By Ranjana Konatt | Editor
Amidst an economic slow-down and a liquidity crisis in India, the real estate market has taken a hit in the third quarter of the year 2019, highlighted Anuj Puri, Chairman, ANAROCK Property Consultants. Elaborating on the factors that have led to the update, he said: “A combination of factors such as the ‘shraadh’ period (considered inauspicious for purchase), the ban on subvention schemes and a prolonged monsoon has resulted in below-par sales.”
According to ANAROCK research, housing sales in Q3 2019 witnessed a quarterly decline of 20% across the top seven cities from 68,600 units in Q2 2019 to 55,080 units in Q3 2019. Pointing towards a cautious approach taken by developers, new launches fell by 34% over the same period from 69,020 units in Q2 2019 to 45,230 units in Q3 2019. Also, on a year-on-year basis, housing sales fell by 18% while new launches fell by 13% in Q3 2019 over the corresponding quarter in 2018. “Today, most developers are facing a liquidity crisis. Banks, financial institutions and PE funds have turned away from investing in the residential real estate segment.

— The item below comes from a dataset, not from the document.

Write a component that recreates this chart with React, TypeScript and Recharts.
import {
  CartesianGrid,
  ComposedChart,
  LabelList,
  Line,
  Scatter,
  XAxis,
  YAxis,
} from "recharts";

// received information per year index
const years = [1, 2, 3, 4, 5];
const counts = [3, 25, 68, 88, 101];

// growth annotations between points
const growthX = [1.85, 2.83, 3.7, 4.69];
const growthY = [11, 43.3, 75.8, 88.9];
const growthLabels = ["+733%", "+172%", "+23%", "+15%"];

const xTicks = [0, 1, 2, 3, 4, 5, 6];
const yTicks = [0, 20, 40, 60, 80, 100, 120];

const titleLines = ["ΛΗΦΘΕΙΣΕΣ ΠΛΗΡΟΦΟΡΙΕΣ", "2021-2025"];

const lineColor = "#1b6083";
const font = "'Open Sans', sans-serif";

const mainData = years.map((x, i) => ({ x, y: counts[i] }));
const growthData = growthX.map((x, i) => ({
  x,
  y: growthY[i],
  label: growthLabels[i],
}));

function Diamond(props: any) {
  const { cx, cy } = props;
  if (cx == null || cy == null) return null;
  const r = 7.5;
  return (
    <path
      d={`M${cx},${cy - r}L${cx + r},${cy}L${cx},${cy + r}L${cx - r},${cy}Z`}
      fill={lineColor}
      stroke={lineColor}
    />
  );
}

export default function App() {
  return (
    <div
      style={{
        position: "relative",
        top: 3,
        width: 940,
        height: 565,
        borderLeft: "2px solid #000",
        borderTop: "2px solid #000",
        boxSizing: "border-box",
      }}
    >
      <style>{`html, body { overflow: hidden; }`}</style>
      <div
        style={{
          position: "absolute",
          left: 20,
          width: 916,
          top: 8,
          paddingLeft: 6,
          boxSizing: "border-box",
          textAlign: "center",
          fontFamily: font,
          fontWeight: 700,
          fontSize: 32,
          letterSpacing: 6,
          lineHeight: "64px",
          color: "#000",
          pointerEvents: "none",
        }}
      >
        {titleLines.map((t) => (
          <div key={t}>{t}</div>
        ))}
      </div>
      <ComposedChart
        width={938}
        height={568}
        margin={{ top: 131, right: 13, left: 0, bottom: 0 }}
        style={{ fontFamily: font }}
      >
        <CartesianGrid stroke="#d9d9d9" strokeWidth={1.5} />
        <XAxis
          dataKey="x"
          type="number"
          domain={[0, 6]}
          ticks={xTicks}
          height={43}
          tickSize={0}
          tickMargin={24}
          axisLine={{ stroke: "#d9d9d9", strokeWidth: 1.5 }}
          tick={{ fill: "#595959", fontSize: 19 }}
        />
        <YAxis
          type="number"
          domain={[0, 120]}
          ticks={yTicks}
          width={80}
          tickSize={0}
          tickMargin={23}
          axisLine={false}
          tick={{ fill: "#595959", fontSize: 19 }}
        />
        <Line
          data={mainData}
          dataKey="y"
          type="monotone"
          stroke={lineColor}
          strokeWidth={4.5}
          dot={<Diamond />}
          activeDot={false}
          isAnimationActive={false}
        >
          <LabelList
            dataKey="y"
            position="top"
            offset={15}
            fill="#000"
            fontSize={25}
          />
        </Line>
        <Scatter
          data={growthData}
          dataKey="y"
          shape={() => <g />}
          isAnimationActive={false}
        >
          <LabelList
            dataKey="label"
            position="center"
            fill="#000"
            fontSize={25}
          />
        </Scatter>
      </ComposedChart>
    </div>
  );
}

NBFCs have been extensively leveraged and they are now exercising extreme prudence in investments,” he added. This has caused serious delays in construction and the delivery of residential assets across the country. However, Puri highlighted that not all is negative and gloomy, as there are indicators that can still steer the economy and the real estate sector away from the current situation. “The government’s recent move to address the slowdown though the stimulus package is expected to arrest any further slow-down and the concentrated expenditure is likely to stimulate demand,” he added. Besides, the recent corporate tax cut is also expected to spur investments from both domestic and foreign investors giving a much-needed boost to the liquidity woes. These measures along with the ensuing festive season are likely to bode well for real estate in the coming quarters.